Tuesday, 15 October 2024 | 00:00

The geopolitical risk premium priced into crude oil markets, which has been relatively subdued for the most part this year, has expanded to yield a USD5-10/bbl variation in crude oil prices from USD3-5/bbl, due to the increased risk of a broader conflict in the Middle East that could disrupt oil supply from countries including Iran, Fitch Ratings says. This has supported a recovery in benchmark prices from the low USD70’s to USD78-80/bbl. However, these prices are still below the average trading levels of 2Q24 and 3Q24 as the fundamental supply and demand situation remains relatively weak.

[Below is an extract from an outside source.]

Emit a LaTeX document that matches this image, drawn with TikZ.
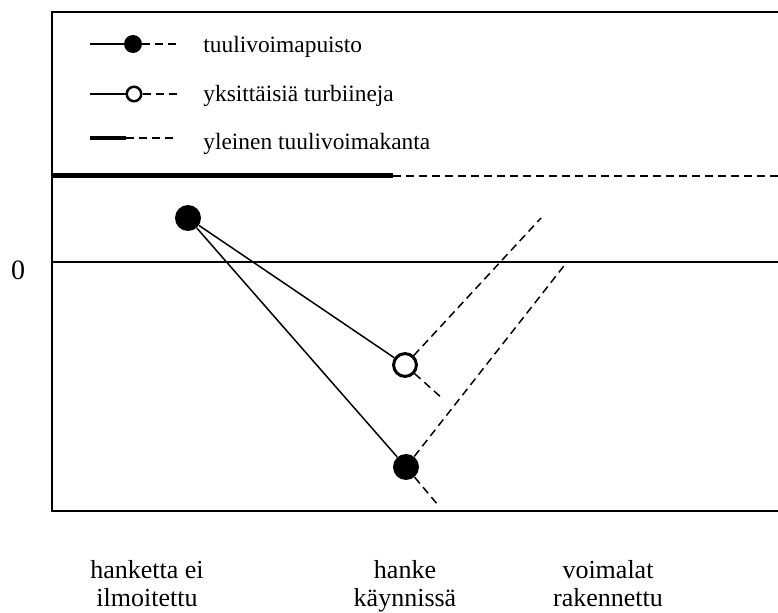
\documentclass[tikz,border=0pt]{standalone}
\usepackage{fontspec}
\setmainfont{Liberation Serif}
\newcommand{\unitsize}{0.5pt}

\begin{document}
\begin{tikzpicture}
\useasboundingbox (0,0) rectangle (778*\unitsize,612*\unitsize);
\tikzstyle{every node}=[inner sep=0pt,
			font=\fontsize{13}{14}\selectfont
			]
\tikzstyle{park}=[circle, fill=black, minimum size=13pt]
\tikzstyle{single}=[circle, draw, fill=white, line width=1.5pt, minimum size=11.4pt]
\tikzstyle{parkkey}=[circle, fill=black, minimum size=9pt]
\tikzstyle{singlekey}=[circle, draw, fill=white, line width=1.25pt, minimum size=7.25pt]
\tikzstyle{keytext}=[anchor=base west, font=\fontsize{11.7}{13}\selectfont]
\tikzstyle{stage}=[anchor=north, align=center]
\tikzstyle{trend}=[line width=0.75pt]
\tikzstyle{forecast}=[line width=0.75pt, dash pattern=on 4pt off 2.5pt]


\draw[line width=1pt] (778*\unitsize,600*\unitsize) -- (52*\unitsize,600*\unitsize) -- (52*\unitsize,101*\unitsize) -- (778*\unitsize,101*\unitsize);
    

\draw[line width=2.5pt] (52*\unitsize,436*\unitsize) -- (393*\unitsize,436*\unitsize);
    

\draw[line width=1pt, dash pattern=on 4pt off 2.5pt] (393*\unitsize,436*\unitsize) -- (778*\unitsize,436*\unitsize);
    

\draw[line width=0.75pt] (52*\unitsize,350*\unitsize) -- (778*\unitsize,350*\unitsize);
    

\node[font=\fontsize{14}{16}\selectfont] (zero) at (18*\unitsize,342*\unitsize) {0};
    

\coordinate (turbUp) at (541*\unitsize,394*\unitsize);
\coordinate (turbDown) at (443*\unitsize,213*\unitsize);
\coordinate (farmUp) at (567*\unitsize,350*\unitsize);
\coordinate (farmDown) at (438*\unitsize,107*\unitsize);
    

\node[park] (proj) at (188*\unitsize,394*\unitsize) {};
        

\node[single] (turb) at (405*\unitsize,247*\unitsize) {};
        

\node[park] (farm) at (406*\unitsize,145*\unitsize) {};
        

\draw[trend] (proj) -- (turb);
    

\draw[trend] (proj) -- (farm);
    

\draw[forecast] (turb) -- (turbUp);
    

\draw[forecast] (turb) -- (turbDown);
    

\draw[forecast] (farm) -- (farmUp);
    

\draw[forecast] (farm) -- (farmDown);
    

\coordinate (keyFarmStart) at (90*\unitsize,568*\unitsize);
\coordinate (keyFarmEnd) at (177*\unitsize,568*\unitsize);
\node[parkkey] (keyFarmDot) at (133*\unitsize,568*\unitsize) {};
\draw[trend] (keyFarmStart) -- (keyFarmDot);
\draw[forecast] (keyFarmDot) -- (keyFarmEnd);
\node[keytext] (keyFarm) at (203*\unitsize,559*\unitsize) {tuulivoimapuisto};
        

\coordinate (keyTurbStart) at (90*\unitsize,518*\unitsize);
\coordinate (keyTurbEnd) at (177*\unitsize,518*\unitsize);
\node[singlekey] (keyTurbDot) at (134*\unitsize,518*\unitsize) {};
\draw[trend] (keyTurbStart) -- (keyTurbDot);
\draw[forecast] (keyTurbDot) -- (keyTurbEnd);
\node[keytext] (keyTurb) at (203*\unitsize,510*\unitsize) {yksittäisiä turbiineja};
        

\coordinate (keyBaseStart) at (90*\unitsize,474*\unitsize);
\coordinate (keyBaseMid) at (126*\unitsize,474*\unitsize);
\coordinate (keyBaseEnd) at (177*\unitsize,474*\unitsize);
\draw[line width=2pt] (keyBaseStart) -- (keyBaseMid);
\draw[forecast] (keyBaseMid) -- (keyBaseEnd);
\node[keytext] (keyBase) at (203*\unitsize,462*\unitsize) {yleinen tuulivoimakanta};
        

\node[stage] (stageA) at (147*\unitsize,52*\unitsize) {hanketta ei\\ilmoitettu};
            

\node[stage] (stageB) at (405*\unitsize,52*\unitsize) {hanke\\käynnissä};
            

\node[stage] (stageC) at (608*\unitsize,52*\unitsize) {voimalat\\rakennettu};
            

\end{tikzpicture}
\end{document}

The global oil market has a structural overhang, which we expect to be the dominant factor driving oil markets irrespective of the risk premium. OPEC spare oil production capacity is still greater than 5mmbbl/d, with 2.2mmbbl/d of voluntary cuts set to be gradually unwound starting later this year. Meanwhile, non-OPEC supply continues to grow and demand growth in China remains tepid owing to a sluggish economic backdrop and continued changes in its energy mix away from oil. Libyan production outages may also be reversed.

Our current base case oil price assumptions are that Brent will average USD70/bbl in 2025, largely to reflect the downside risk to the market posed by fundamental supply and demand factors. We treat geopolitical risk as an event risk for the rating of issuers directly exposed to the conflict.

For Energean plc (BB-/Stable), an oil and gas producer highly exposed to physical risk due to its Israel-focused offshore asset base we model a three-month production loss at its Israeli assets into our assessment of the company’s forward-looking liquidity and credit metrics. We treat a potential larger disruption to its operations as an event risk.

Israeli chemicals company ICL Group Ltd. (BBB-/Stable) is less exposed to physical risk, but is still operationally affected by the conflict. We directly reflect the impact of lower staffing levels resulting in production losses in our rating case forecast for the company. We treat the company’s exposure to broader supply chain disruptions, increased costs, and other factors as event risk.

We will continue to monitor the situation for potential developments that may warrant a revision to any of our assumptions, but view the current risk to be fully encapsulated in our ratings and price deck.